Alverthorpe is a suburb of, and former village in Wakefield, West Yorkshire, England.

The name Alverthorpe derives from the Old English personal name Aelfhere and the Old Norse þorp meaning 'secondary settlement'.

After the start of the Industrial Revolution woollen and worsted yarns were spun and woollen and worsted cloth woven in the mills and factories that were built in the valley. Rope and twine were also manufactured.

In 1830 the township's population was 4,590 and in 1870 it had 1,423 houses and the population had risen to 6,645.

A. Talbot & Sons manufactured sweets for many years in a factory with a landmark chimney which was originally a rag mill.[citation needed] The company originated in 1890, selling wholesale groceries from a horse-drawn vehicle, but moved into boiled sweet manufacture when its sweet supplier, John Kay of Flushdyke, retired and gave it his recipes.

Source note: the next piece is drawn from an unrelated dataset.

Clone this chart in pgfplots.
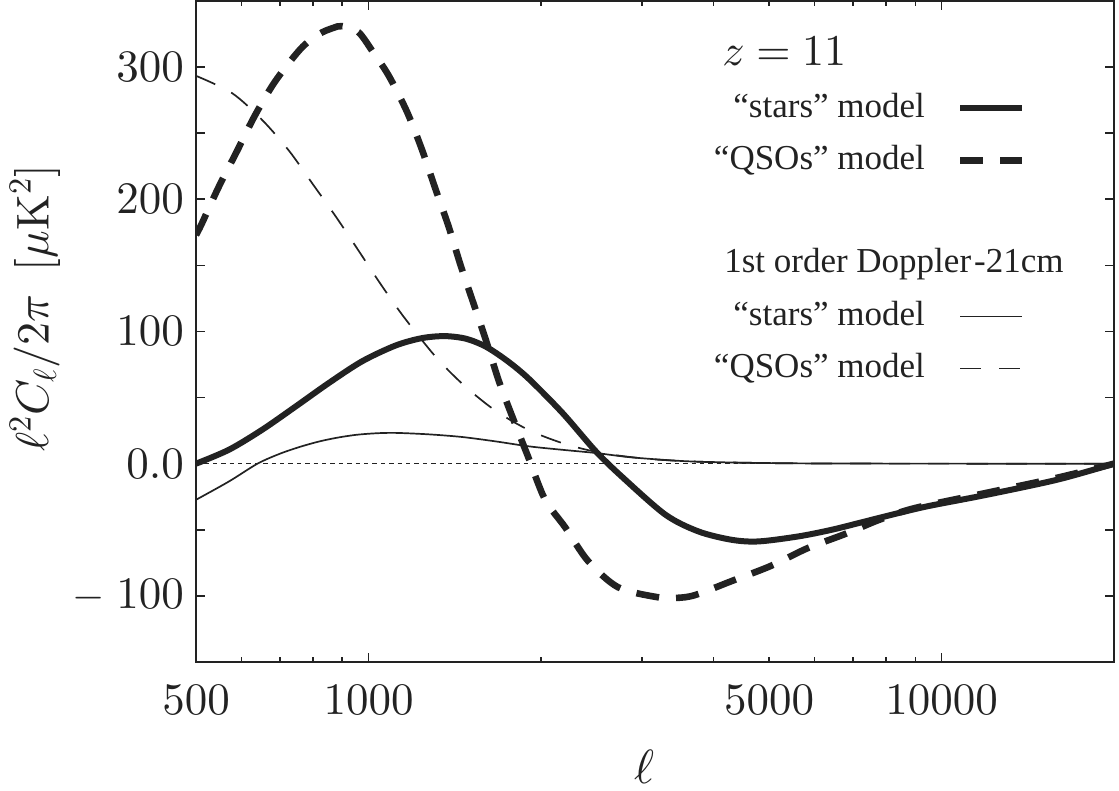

The company's humbugs, mint imperials, toffees and Yorkshire mixtures became popular throughout Yorkshire and further afield. The Talbots ran the business until the mid-1960s, when it was sold to Victory V lozenges.

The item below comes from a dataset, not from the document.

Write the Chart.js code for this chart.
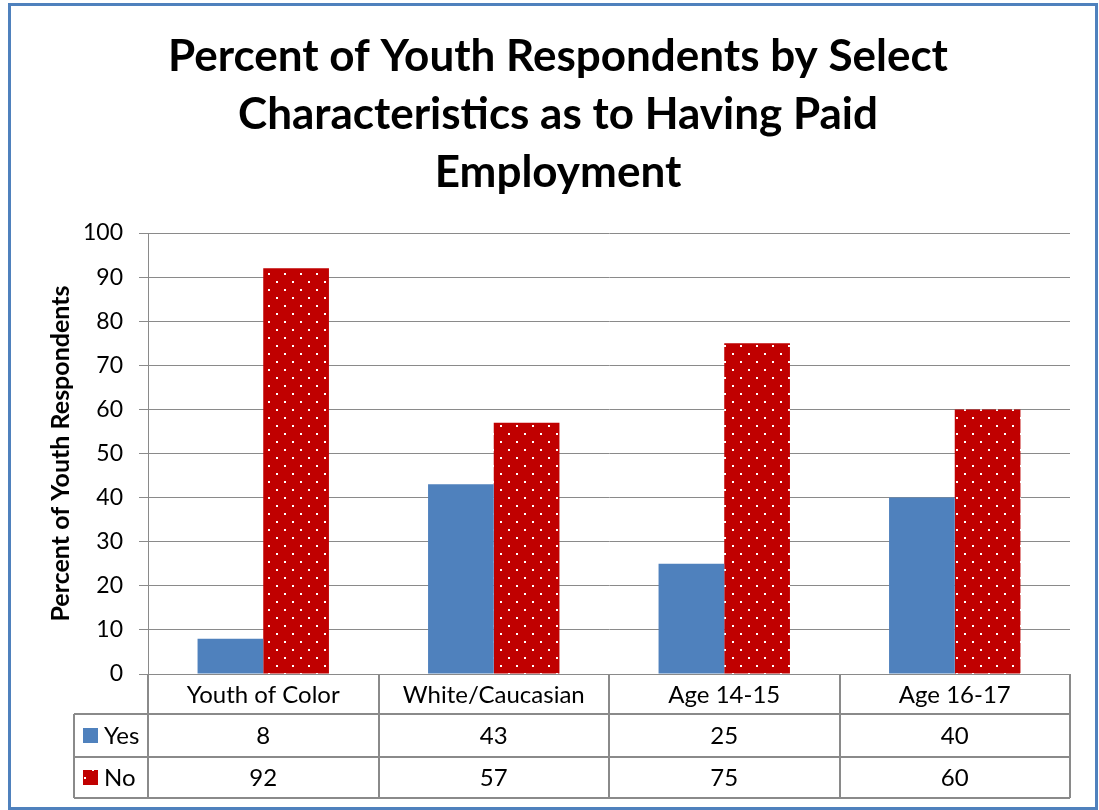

In the early 20th century, rhubarb was grown in the surrounding area, the region known as the Rhubarb Triangle. Forcing sheds were surrounded by fields of rhubarb plants.

Alverthorpe and Thornes was anciently a township which included Westgate Common, Flanshaw, Kirkhamgate and Silcoates in the ecclesiastical parish of Wakefield in the wapentake of Agbrigg and Morley in the West Riding of Yorkshire. The town hall was in Green Lane, and it had a workhouse off Light Lane, as well as its own sewage farm and slaughterhouse.

After the passing of the Poor Law Amendment Act 1834, Alverthorpe became one of the 17 constituent parishes of the Wakefield Poor Law Union formed in 1837.